Perfect metal powders
Iver Anderson
Iver Anderson pointed to an oversized image of powdered metal particles that’s posted on the wall outside his office door and began explaining one of his latest and biggest research challenges.
3-D metal printers work by taking metal powders and, depending on the technology involved, melting or binding layer after layer of the metal. The different printing technologies require powders of slightly different sizes for best results.
Anderson – known around the world as the inventor of lead-free solder, work that led to his induction into the National Inventors Hall of Fame earlier this month – is an Iowa State adjunct professor of materials science and engineering and an Ames Laboratory senior metallurgist.
For the past few years, he’s been busy looking for ways to make magnets for the motors in electric and hybrid vehicles without relying on rare-earth materials.
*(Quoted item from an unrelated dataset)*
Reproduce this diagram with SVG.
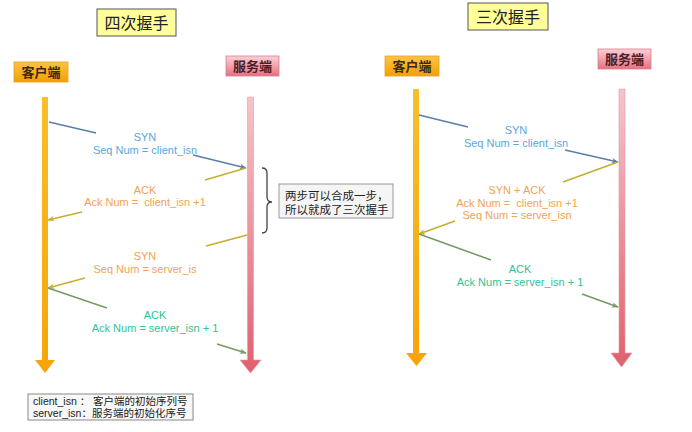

But now that the 3-D metal printing industry has grown 20 percent each of the past four years, his metal powder work is also demanding a lot of his attention.
See here, Anderson said as he pointed to the image on the wall, see these bumps and irregularities on some of the round particles? See this one that looks like teddy bear ears? Those are called satellites. We want to eliminate them.
There are other challenges to making perfect metal powders: How do you accurately control particle size for proper flow in a printer? And how do you eliminate formation of hollow particles?
Solve all of that, and 3-D metal printing gets a lot easier and better.
And so Anderson is leading studies of the nozzle and spray technologies that produce the powders. That also means understanding the physics of the temperatures, pressures and velocities in the particle sprays.
Anderson said university-laboratory collaboration is a big boost to that research. First, the university is a source of graduate student and postdoctoral talent. Plus, there’s faculty expertise in the College of Engineering that he’s tapped for assistance.
“If we were at any other national lab and we didn’t have our faculty next-door neighbors, we would not have the horsepower for these projects,” Anderson said. “We’re able to draw on the talent pool of Iowa State. And faculty here are ready and willing to work with us on these major projects.”